“New evidence presentation systems have (already) been installed in Bartow, Cobb, Catoosa, Floyd, Paulding and Polk counties,” according to the Seventh Judicial Circuit website. “These systems consist of an Elmo (brand) document camera, touch-screen monitors, projectors and screens, plasma screens and state-of-the-art VCR, DVD and cassette players.”
Walker County Courthouse is the lastest to receive the system.
The network includes five displays for the judge, witness and attorneys. The jury watches the proceedings on a plasma monitor. The judge has access to a “kill switch” to cut off the jury’s monitor if necessary.
Funding for the $20,000 system came from a state allotment through the Council of Superior Court Judges, Seventh District Court Administrator Jody Overcash said. Her goal is to have at least one system in each judicial circuit.
Overcash on Friday led local attorneys and court employees through a demonstration of the new system’s capabilities.
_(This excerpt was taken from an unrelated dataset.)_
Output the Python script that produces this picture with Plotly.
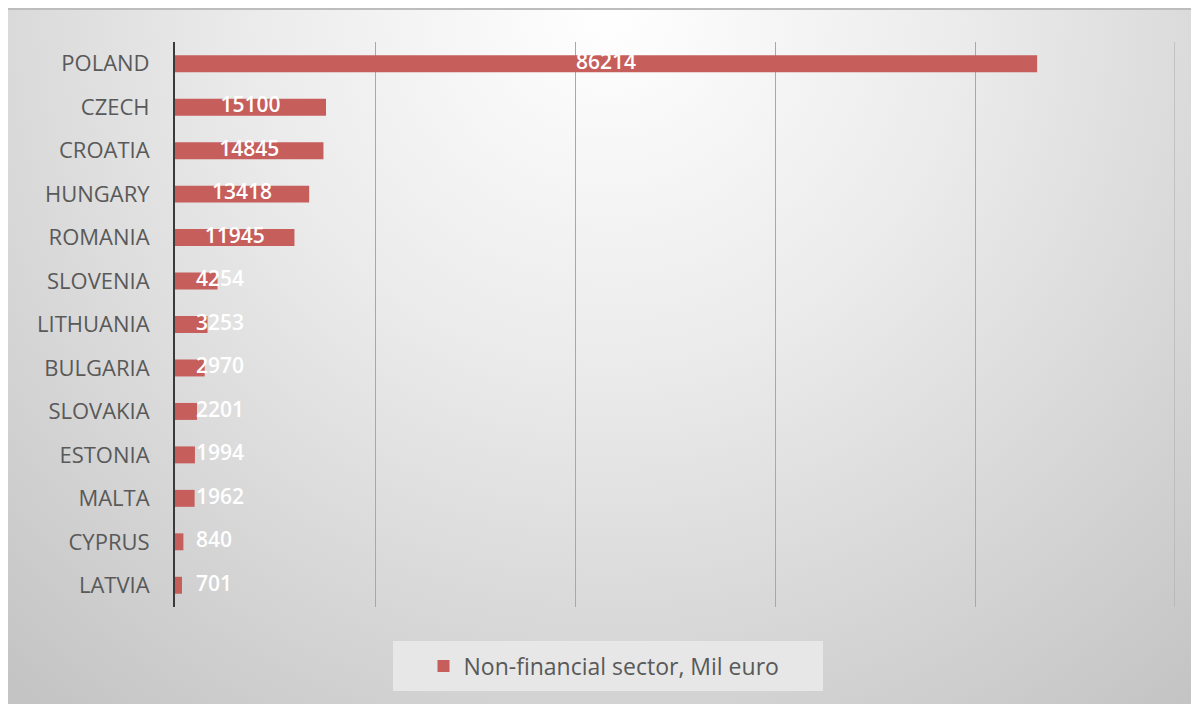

She put the unit through the paces by playing a DVD, a videotape, a cassette and displaying a penny at many times its original size.
“You can see Abraham Lincoln’s head,” she said.
Video playback is wired into the courtroom’s existing speakers, and the judge is able to monitor the volume.
Attorneys with laptop computers can easily connect to the system to make presentations. A computer with presentation software is also provided in the courtroom if attorneys wish to bring their evidence on a CD-ROM.
Walker County Assistant District Attorney Beth Evans said the new system would make presenting cases easier for everyone involved in a case.
“It will be nice to be able to enter a picture into evidence using the display so the jury can see it right away,” Evans said. “Instead of them passing around a little picture, or not seeing it until they go out to deliberate.